My self-epiphanies, a whole lot of travel, and some pre-marital counseling, wound me into a time of introspection, of accepting my introverted personality, despite its boisterous and social presentations. I learned how to tap into energy and when to cap it off. I carved out the time to recharge, reflect, and consider all that I was taking in through the outside world.
And about the time I became a mother, this personal journey seemed to really veer off of its trajectory, and I got a little lost somewhere. My affinity for art and creative expression took me to heavy places rather than lighter ones, siphoning out the gumption to take charge of anything—not even my own thoughts.
When I stumbled into the Enneagram, mostly through the writings of Richard Rohr, I wasn’t surprised to test a Four. I found myself in every descriptive word of the Four’s shadow. It was a lot like forcing yourself to look in the mirror when you’re swimsuit shopping—you know the florescent lights and weird layers of underwear and actual swimsuit are creating an only negative representation where you should be able to find some beauty. “Fouring Out” became my excuse for every downward emotional spiral, and it became the excuse to hide behind my art instead of expanding into all the parts of my creativity.
To make matters worse, I made a mistake reading my chart. Acutely aware of my own selfishness, I interpreted my direction of growth toward a Two, the Helper, assuming that if I shifted my focus toward others, I would phase out my selfish thoughts and behaviors and find a greater purpose.
Let’s clarify, this is always true, to some extent, for every personality. Everyone, everywhere should be on the lookout for someone in need—of a meal, of a hand, of a friend.
I see a trend among women, especially—and at that, more especially mothers—to organize their lives around the needs of others. So focused was I on a path of growth through service; but my whole life is essentially in the service of others. I wake when my family wakes; I schedule by my family’s schedule; I shop according to the needs and preferences of my family; and in order to be alone or free, I must ensure my family is accounted and cared for. Add this to the list of new ways I wanted to make sure I was being a Helper, not just for my family, but for the broader community.
After a few months, what I wanted to know was, if I was meant to be growing, why did I feel like I was wasting away? The weariness was palpable.
When I was in New York, I told Chloe, I don’t want to be the kind of mother or the kind of wife who chooses herself over her family. I have a husband who, without asking, offers, “Let me handle that,” or, unprompted, says, “Why don’t you take some time for yourself today?” But I don’t want my daily schedule to make me too tired to be a part of my family, any more than I want it to make me too tired to be creative. It was doing both.
I don’t know what prompted me to read through my Enneagram profile for the umpteenth time one day a month or two ago; but this time, as though the arrow was flaming, I saw my mistake: my path of growth to a One, not a Two. In fact, my path of stress is toward Two, and, washed in self-forgiveness, I finally understood where I’d gone wrong—and why my journey had changed with motherhood.

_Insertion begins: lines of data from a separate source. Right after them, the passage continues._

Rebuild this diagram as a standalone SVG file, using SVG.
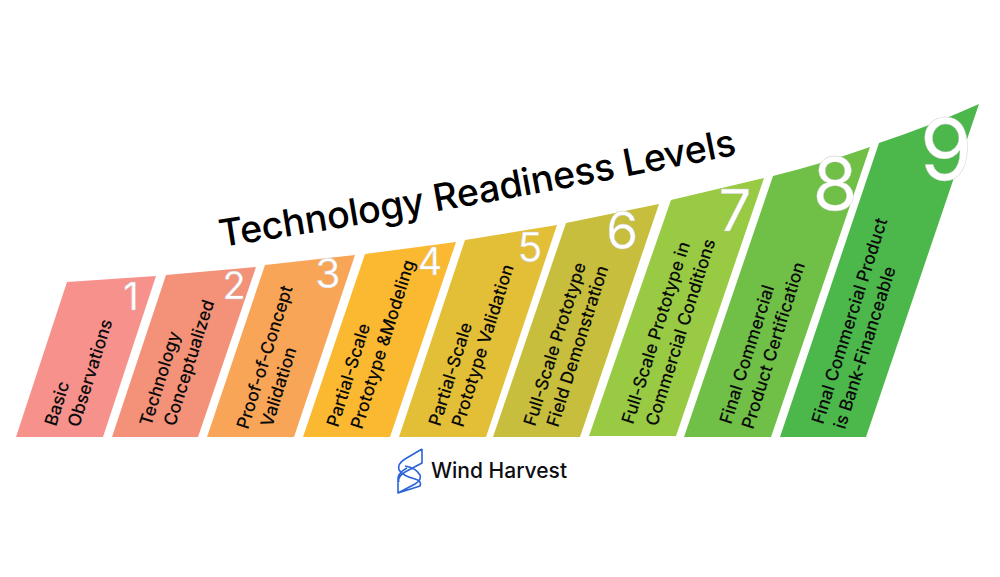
<svg xmlns="http://www.w3.org/2000/svg" width="1000" height="577" viewBox="0 0 1000 577">
<style>
text{font-family:"Inter","Liberation Sans",sans-serif}
.l{font-size:17.5px;font-weight:500;fill:#0a0a0a}
.d{fill:#fff;stroke:#c9c9c9;stroke-width:.4;text-anchor:middle;font-weight:400}
.t{font-size:37.5px;font-weight:500;fill:#000;letter-spacing:-.2px}
.w{font-size:21px;font-weight:500;fill:#0d0d12}
.m{fill:none;stroke:#2b63d9;stroke-width:1.6;stroke-linejoin:round}
</style>
<defs>
<path id="tp" d="M221 247 Q 480 207 755 151"/>
</defs>
<rect width="1000" height="577" fill="#fff"/>
<g id="step1"><path d="M16 437H103L156 276L67 282Z" fill="#F6918C"/><text class="l" transform="translate(56 427) rotate(-72.5)">Basic</text><text class="l" transform="translate(79 428) rotate(-72.5)">Observations</text><text class="d" x="131" y="310" font-size="38">1</text></g>
<g id="step2"><path d="M112 437H198L256 267L166 275Z" fill="#F49179"/><text class="l" transform="translate(151 427) rotate(-72.5)">Technology</text><text class="l" transform="translate(175 427) rotate(-72.5)">Conceptualized</text><text class="d" x="234" y="299" font-size="38">2</text></g>
<g id="step3"><path d="M207 437H294L355 255L265 265Z" fill="#F9A557"/><text class="l" transform="translate(248 430) rotate(-72.5)">Proof-of-Concept</text><text class="l" transform="translate(272 428) rotate(-72.5)">Validation</text><text class="d" x="328" y="288" font-size="41">3</text></g>
<g id="step4"><path d="M303 437H390L456 242L365 254Z" fill="#FBB931"/><text class="l" transform="translate(338 428) rotate(-72.5)">Partial-Scale</text><text class="l" transform="translate(362 430) rotate(-72.5)">Prototype &amp;Modeling</text><text class="d" x="430" y="275" font-size="38">4</text></g>
<g id="step5"><path d="M399 437H486L557 225L465 240Z" fill="#E2BF36"/><text class="l" transform="translate(440 427) rotate(-72.5)">Partial-Scale</text><text class="l" transform="translate(463 428) rotate(-72.5)">Prototype Validation</text><text class="d" x="530" y="262" font-size="41">5</text></g>
<g id="step6"><path d="M493 437H580L659 204L566 223Z" fill="#C6BE3C"/><text class="l" transform="translate(535 427) rotate(-72.5)">Full-Scale Prototype</text><text class="l" transform="translate(558 428) rotate(-72.5)">Field Demonstration</text><text class="d" x="622" y="249" font-size="52">6</text></g>
<g id="step7"><path d="M589 436H676L764 178L671 200Z" fill="#98CA44"/><text class="l" transform="translate(633 425) rotate(-72.5)">Full-Scale Prototype in</text><text class="l" transform="translate(657 427) rotate(-72.5)">Commercial Conditions</text><text class="d" x="735" y="231" font-size="58">7</text></g>
<g id="step8"><path d="M684 437H771L870 147Q825 163 773 176Z" fill="#70BF47"/><text class="l" transform="translate(731 425) rotate(-72.5)">Final Commercial</text><text class="l" transform="translate(753 430) rotate(-72.5)">Product Certification</text><text class="d" x="835" y="210" font-size="73">8</text></g>
<g id="step9"><path d="M780 437H866L979 104Q930 126 879 143Z" fill="#4CB84C"/><text class="l" transform="translate(823 425) rotate(-72.5)">Final Commercial Product</text><text class="l" transform="translate(845 430) rotate(-72.5)">is Bank-Financeable</text><text class="d" x="946" y="180" font-size="85">9</text></g>
<g id="title"><text class="t"><textPath href="#tp">Technology Readiness Levels</textPath></text></g>
<g id="logo">
<path class="m" d="M422 449V463L405 472Q397 477 399 482M422 449L405 459Q397 464 399 470Q403 476 415 479Q422 481 420 486L398 493V478Q399 472 407 468M398 493L415 484Q422 480 420 475Q416 468 405 466"/>
<text class="w" x="431" y="478">Wind Harvest</text>
</g>
<g id="connectors"/>
</svg>
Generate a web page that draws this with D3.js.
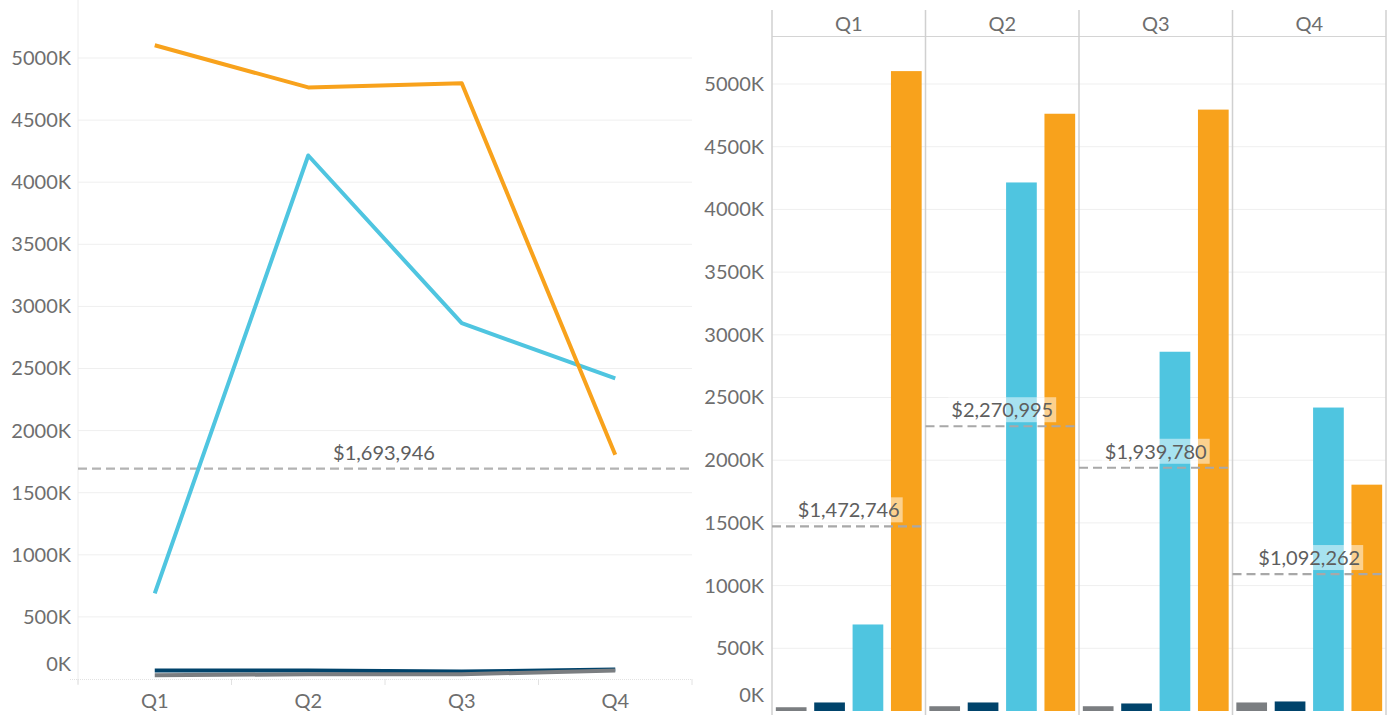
<!DOCTYPE html>
<html><head><meta charset="utf-8">
<script src="https://cdn.jsdelivr.net/npm/d3@7"></script>
<style>body{margin:0;background:#fff}svg{display:block;font-family:Lato,"Open Sans",sans-serif}</style>
</head><body>
<script>
const quarters = ["Q1","Q2","Q3","Q4"];
const seriesNames = ["Gray","Navy","Cyan","Orange"];
const seriesColors = ["#7b7e81","#00436b","#4fc5e0","#f8a21c"];
const grayValues   = [30000, 38000, 38000, 68000];
const navyValues   = [68000, 68000, 60000, 76000];
const cyanValues   = [690000, 4215000, 2865000, 2420000];
const orangeValues = [5103000, 4763000, 4796000, 1805000];
const quarterAverages = [1472746, 2270995, 1939780, 1092262];
const overallAverage = 1693946;
const yTickValues = [0,500000,1000000,1500000,2000000,2500000,3000000,3500000,4000000,4500000,5000000];

const series = seriesNames.map((n,i)=>({name:n,color:seriesColors[i],values:[grayValues,navyValues,cyanValues,orangeValues][i]}));
const fmtK = d => d3.format("d")(d/1000)+"K";
const fmtMoney = d3.format("$,.0f");
const textColor = "#6e6e6e";

const W=1390,H=715;
const svg = d3.select("body").append("svg").attr("width",W).attr("height",H);

// ---------- LEFT: line chart ----------
const xL = d3.scaleBand().domain(quarters).range([78,692]);
const yL = d3.scaleLinear().domain([0,5467000]).range([679,0]);
const gL = svg.append("g");
gL.selectAll("line.grid").data(yTickValues.filter(d=>d>0)).join("line")
  .attr("x1",78).attr("x2",692).attr("y1",d=>yL(d)).attr("y2",d=>yL(d))
  .attr("stroke","#efefef").attr("stroke-width",1);
gL.append("line").attr("x1",78).attr("x2",78).attr("y1",0).attr("y2",684).attr("stroke","#ececec");
const axL = gL.append("g").attr("transform","translate(71,0)")
  .call(d3.axisLeft(yL).tickValues(yTickValues).tickFormat(fmtK).tickSize(0).tickPadding(0));
axL.select(".domain").remove();
axL.selectAll("text").attr("fill",textColor).style("font-size","20px").style("font-family","Lato,sans-serif")
  .attr("dy",d=>d===0?"-0.45em":"0.32em");
// bottom axis
gL.append("line").attr("x1",70).attr("x2",692).attr("y1",679.5).attr("y2",679.5)
  .attr("stroke","#e2e2e2").attr("stroke-dasharray","1,1");
const xBounds = quarters.map(q=>xL(q)).concat([xL.range()[1]]);
gL.selectAll("line.xt").data(xBounds).join("line")
  .attr("x1",d=>d).attr("x2",d=>d).attr("y1",679).attr("y2",685).attr("stroke","#e2e2e2");
gL.selectAll("text.xl").data(quarters).join("text")
  .attr("x",d=>xL(d)+xL.bandwidth()/2).attr("y",708).attr("text-anchor","middle")
  .attr("fill",textColor).style("font-size","20px").text(d=>d);
// reference line
gL.append("line").attr("x1",78).attr("x2",692).attr("y1",yL(overallAverage)).attr("y2",yL(overallAverage))
  .attr("stroke","#b3b3b3").attr("stroke-width",2.2).attr("stroke-dasharray","9,5");
gL.append("text").attr("x",384).attr("y",yL(overallAverage)-9).attr("text-anchor","middle")
  .attr("fill","#5e5e5e").style("font-size","20px").text(fmtMoney(overallAverage));
const line = d3.line().x((d,i)=>xL(quarters[i])+xL.bandwidth()/2).y(d=>yL(d));
[1,0,2,3].forEach(i=>{
  gL.append("path").attr("d",line(series[i].values)).attr("fill","none")
    .attr("stroke",series[i].color).attr("stroke-width",4).attr("stroke-linejoin","round");
});

// ---------- RIGHT: faceted bars ----------
const fx = d3.scaleBand().domain(quarters).range([772,1386]);
const xb = d3.scaleBand().domain(seriesNames).range([0,fx.bandwidth()]).paddingInner(0.2).paddingOuter(0.1);
const yR = d3.scaleLinear().domain([0,5383000]).range([711,36]);
const gR = svg.append("g");
gR.selectAll("line.grid").data(yTickValues.filter(d=>d>0)).join("line")
  .attr("x1",772).attr("x2",1386).attr("y1",d=>yR(d)).attr("y2",d=>yR(d))
  .attr("stroke","#efefef").attr("stroke-width",1);
const axR = gR.append("g").attr("transform","translate(764,0)")
  .call(d3.axisLeft(yR).tickValues(yTickValues).tickFormat(fmtK).tickSize(0).tickPadding(0));
axR.select(".domain").remove();
axR.selectAll("text").attr("fill",textColor).style("font-size","20px").style("font-family","Lato,sans-serif")
  .attr("dy",d=>d===0?"-0.5em":"0.32em");
// headers
gR.selectAll("text.hd").data(quarters).join("text")
  .attr("x",d=>fx(d)+fx.bandwidth()/2).attr("y",31).attr("text-anchor","middle")
  .attr("fill",textColor).style("font-size","20px").text(d=>d);
gR.append("line").attr("x1",772).attr("x2",1386).attr("y1",36.5).attr("y2",36.5).attr("stroke","#d4d4d4").attr("stroke-width",1.2);
// bars
quarters.forEach((q,qi)=>{
  const gf = gR.append("g").attr("transform",`translate(${fx(q)},0)`);
  gf.selectAll("rect").data(series).join("rect")
    .attr("x",d=>xb(d.name)).attr("width",xb.bandwidth())
    .attr("y",d=>yR(d.values[qi])).attr("height",d=>yR(0)-yR(d.values[qi]))
    .attr("fill",d=>d.color);
});
// facet separators
gR.selectAll("line.sep").data(quarters.map(q=>fx(q)).concat([fx.range()[1]])).join("line")
  .attr("x1",d=>d).attr("x2",d=>d).attr("y1",10).attr("y2",H).attr("stroke","#d0d0d0").attr("stroke-width",1.5);
// reference lines + labels
quarters.forEach((q,qi)=>{
  const v = quarterAverages[qi], yy = yR(v);
  gR.append("line").attr("x1",fx(q)).attr("x2",fx(q)+fx.bandwidth()).attr("y1",yy).attr("y2",yy)
    .attr("stroke","#a8a8a8").attr("stroke-width",2.2).attr("stroke-dasharray","9,5");
  const lg = gR.append("g");
  const t = lg.append("text").attr("x",fx(q)+fx.bandwidth()/2).attr("y",yy-9).attr("text-anchor","middle")
    .attr("fill","#5e5e5e").style("font-size","20px").text(fmtMoney(v));
  const bb = t.node().getBBox();
  lg.insert("rect","text").attr("x",bb.x-3).attr("y",bb.y).attr("width",bb.width+6).attr("height",bb.height+1)
    .attr("fill","#fff").attr("fill-opacity",0.5);
});
</script>
</body></html>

As a Four (and as an INFJ), I will always be prone to introvertedness. I will need to retreat into my thoughts and my emotions, and sometimes even, my dark places. This is okay, for it feeds my creativity, my learning, and my worldview. To accept this in my nature is to find the strength in it (even though sometimes I worry I’m a little narcissistic). To accept this is also to admit, I don’t draw energy from other people—not that I don’t love you all! Rather, I am prone to give every ounce of energy in my possession, but when I run out, I’ll have to retreat for a bit to refresh.
With my eyes set on a One now, The Reformer, I realized why I was coming to life in those formative years. Sure, a part of it is growing up; but it’s a time in life where we are encouraged to discover ourselves. We throw our energies into self-actualization and personal health. For me, it perfectly coincided with my Reformer’s movement toward health. I planned, I organized, I led, I advocated, I took charge.
What is amazing about a lease on life is how little action it requires to be changed. Fresh perspectives are born in minute shifts—leaning to your right foot instead of the left. Since correcting my self-understanding, I’ve changed very little about my days. I’m still a wife and a mother whose basic existence revolves around her family. I’m still working within the community and doing my best to plug-in and give back.
But I have taken charge. In fact, in being slightly more “selfish”, I have actually become less selfish. Before, I was serving on behalf of others partially because I believed it would make me feel better about myself. Since moving my focus to my own mental health, I’ve found that I am enjoying serving others simply because I love them and I want to excel in my roles as wife, mother, volunteer. I’m organizing my goals. I’m being vocal about what I want and what needs to be done. I’m open for ways that I can lead or take charge.
I feel a little bit more myself. Maybe I’m not doing it in suit pants every day, Steph; but I have started wearing heels a lot more often again.